The latter has more on our new scheduler 2.0 design.

1996 · on Jan 29, 2021

> I didn't know controllers could swap between TLC/QLC and SLC.

I wish I could control the % of SLC. Even dividing a QLC space by 16 makes it cheaper than buying a similarly sized SLC

tanelpoder · on Jan 29, 2021

I learned the last bit from here (Samsung Solid State Drive TurboWrite Technology pdf):

https://images-eu.ssl-images-amazon.com/images/I/914ckzwNMpS...

StillBored · on Jan 29, 2021

Yes a number of articles about these newer TLC drives talk about it. The end result is that an empty drive is going to benchmark considerably different from one 99% full of uncompressable files.

for example:

https://www.tomshardware.com/uk/reviews/intel-ssd-660p-qlc-n...

tyingq · on Jan 29, 2021

A paper on making LSM more SSD friendly: https://users.cs.duke.edu/~rvt/ICDE_2017_CameraReady_427.pdf

pbalcer · on Jan 29, 2021

Thanks for sharing this article - I found it very insightful. I've seen similar ideas being floated around before, and they often seem to focus on what software can be added on top of an already fairly complex solution (while LSM can appear to be conceptually simple, its implementations are anything but).

To me, what the original article shows is an opportunity to remove - not add.

1MachineElf · on Jan 29, 2021

Reminds me of the Solid-State Drive checkbox that VirtualBox has for any VM disks.
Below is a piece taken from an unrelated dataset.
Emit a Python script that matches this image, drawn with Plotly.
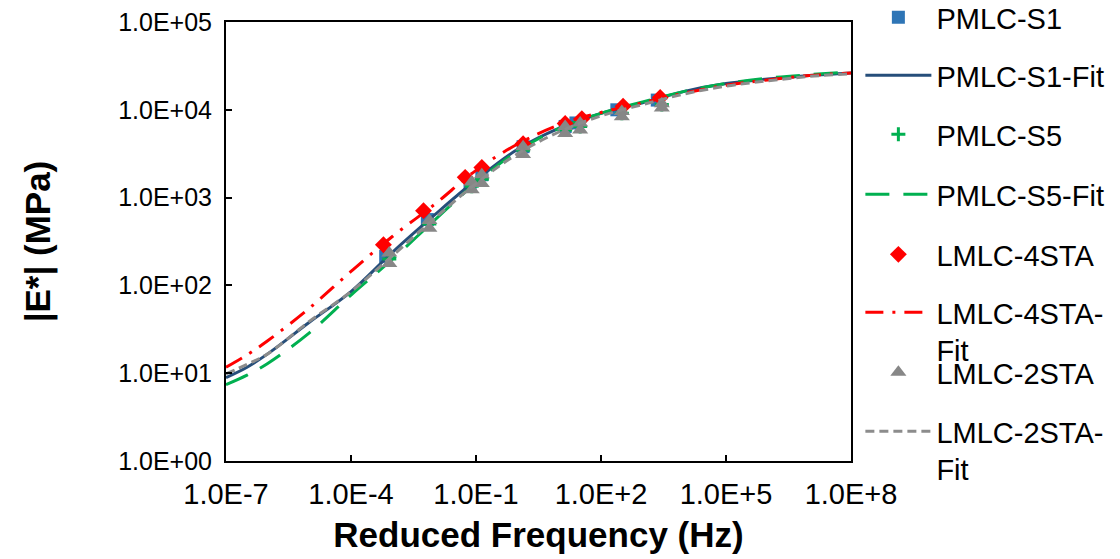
import plotly.graph_objects as go

# ---------------- data ----------------
fit_freq = [1e-7, 3.2e-7, 1e-6, 1e-5, 1e-4, 1e-3, 1e-2, 1e-1, 1e0, 1e1, 1e2, 1e3, 1e4, 1e5, 1e6, 1e7, 1e8]

s1_fit = [8.9, 11.7, 16.6, 38.0, 85.1, 240, 631, 1585, 3548, 6166, 9120, 12020, 16220, 19950, 22390, 24550, 26300]
s5_fit = [7.4, 9.5, 12.9, 28.8, 77.6, 200, 550, 1479, 3388, 6166, 9120, 12300, 16220, 19950, 22910, 25120, 26920]
sta4_fit = [11.7, 16.2, 23.4, 55.0, 144.5, 363, 832, 2042, 4074, 6761, 9333, 12020, 15490, 19050, 21880, 24550, 26300]
sta2_fit = [9.8, 12.6, 16.6, 38.9, 85.1, 219, 575, 1445, 3162, 5623, 8511, 11480, 15140, 18620, 21380, 23990, 25700]

s1_freq = [6.8e-4, 6.8e-3, 0.072, 0.138, 1.35, 13.8, 25, 240, 2240]
s1_E = [214, 562, 1380, 1820, 3800, 6460, 7080, 10000, 12900]

s5_freq = [8.3e-4, 7.6e-3, 0.079, 0.138, 1.35, 13.8, 31.6, 316, 2880]
s5_E = [200, 500, 1350, 1620, 3470, 5890, 6460, 9120, 11480]

sta4_freq = [6.0e-4, 5.5e-3, 0.055, 0.138, 1.35, 13.8, 34.7, 339, 2630]
sta4_E = [290, 710, 1700, 2200, 4100, 7000, 7900, 11000, 13800]

sta2_freq = [8.3e-4, 7.6e-3, 0.079, 0.138, 1.35, 13.8, 31.6, 316, 2880,
             8.3e-4, 7.6e-3, 0.079, 0.138, 1.35, 13.8, 31.6, 316, 2880]
sta2_E = [234, 550, 1510, 1820, 3800, 6460, 7080, 9550, 11750,
          178, 447, 1230, 1445, 3090, 5370, 5890, 8320, 10470]

x_tickvals = [1e-7, 1e-4, 1e-1, 1e2, 1e5, 1e8]
x_ticktext = ["1.0E-7", "1.0E-4", "1.0E-1", "1.0E+2", "1.0E+5", "1.0E+8"]
y_tickvals = [1, 10, 100, 1000, 10000, 100000]
y_ticktext = ["1.0E+00", "1.0E+01", "1.0E+02", "1.0E+03", "1.0E+04", "1.0E+05"]

names = ["PMLC-S1", "PMLC-S1-Fit", "PMLC-S5", "PMLC-S5-Fit",
         "LMLC-4STA", "LMLC-4STA-<br>Fit", "LMLC-2STA", "LMLC-2STA-<br>Fit"]

FONT = "Liberation Sans, Arial, sans-serif"

fig = go.Figure()
fig.add_trace(go.Scatter(x=s1_freq, y=s1_E, mode="markers", name=names[0],
                         marker=dict(symbol="square", size=13, color="#2E75B6"),
                         legend="legend"))
fig.add_trace(go.Scatter(x=fit_freq, y=s1_fit, mode="lines", name=names[1],
                         line=dict(color="#264E7A", width=3, shape="spline"),
                         legend="legend2"))
fig.add_trace(go.Scatter(x=s5_freq, y=s5_E, mode="markers", name=names[2],
                         marker=dict(symbol="cross-thin", size=10, color="#00B050",
                                     line=dict(color="#00B050", width=3)),
                         legend="legend3"))
fig.add_trace(go.Scatter(x=fit_freq, y=s5_fit, mode="lines", name=names[3],
                         line=dict(color="#00B050", width=3, dash="24px,14px", shape="spline"),
                         legend="legend4"))
fig.add_trace(go.Scatter(x=sta4_freq, y=sta4_E, mode="markers", name=names[4],
                         marker=dict(symbol="diamond", size=13, color="#FF0000"),
                         legend="legend5"))
fig.add_trace(go.Scatter(x=fit_freq, y=sta4_fit, mode="lines", name=names[5],
                         line=dict(color="#FF0000", width=3, dash="18px,9px,3px,9px", shape="spline"),
                         legend="legend6"))
fig.add_trace(go.Scatter(x=sta2_freq, y=sta2_E, mode="markers", name=names[6],
                         marker=dict(symbol="triangle-up", size=14, color="#878787"),
                         legend="legend7"))
fig.add_trace(go.Scatter(x=fit_freq, y=sta2_fit, mode="lines", name=names[7],
                         line=dict(color="#8C8C8C", width=3, dash="9px,5px", shape="spline"),
                         legend="legend8"))

# legend item centres (pixels from top) -> paper coordinates
TOP, BOTTOM = 22, 461
H = BOTTOM - TOP
item_centres = [20, 78, 137, 197, 257, 315, 375, 434]
legend_layout = {}
for i, c in enumerate(item_centres):
    key = "legend" if i == 0 else f"legend{i+1}"
    legend_layout[key] = dict(
        x=1.015, xanchor="left",
        y=(BOTTOM - (c - 28)) / H, yanchor="top",
        valign="top",
        font=dict(family=FONT, size=29, color="#000000"),
        bgcolor="rgba(0,0,0,0)", borderwidth=0,
        itemwidth=66,
    )

axis_common = dict(
    showline=True, linecolor="#000000", linewidth=2, mirror=True,
    ticks="inside", ticklen=6, tickwidth=2, tickcolor="#000000",
    showgrid=False, zeroline=False,
)

fig.update_layout(
    width=1120, height=559,
    margin=dict(l=226, r=269, t=22, b=98, autoexpand=False),
    paper_bgcolor="#FFFFFF", plot_bgcolor="#FFFFFF",
    showlegend=True,
    xaxis=dict(type="log", range=[-7, 8], tickvals=x_tickvals, ticktext=x_ticktext,
               ticklabelstandoff=6,
               tickfont=dict(family=FONT, size=29, color="#000000"),
               title=dict(text="<b>Reduced Frequency (Hz)</b>", standoff=14,
                          font=dict(family=FONT, size=35, color="#000000")),
               **axis_common),
    yaxis=dict(type="log", range=[0, 5], tickvals=y_tickvals, ticktext=y_ticktext,
               ticklabelstandoff=7,
               tickfont=dict(family=FONT, size=25, color="#000000"),
               title=dict(text="<b>|E*| (MPa)</b>", standoff=57,
                          font=dict(family=FONT, size=35, color="#000000")),
               **axis_common),
    **legend_layout,
)

fig.write_html("out.html")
Checking it will make sure that the VM hardware emulation doesn't wait for the filesystem journal to be written, which would normally be advisable with spinning disks.

jeffbee · on Jan 29, 2021

If you think about it from the perspective of the authors of large-scale databases, linear access is still a lot cheaper than random access in a datacenter filesystem.

digikata · on Jan 29, 2021

Not only the assumptions at the application layer, but potentially the filesystem too.

ddorian43 · on Jan 29, 2021

Disappointed there was no lmdb comparison in there.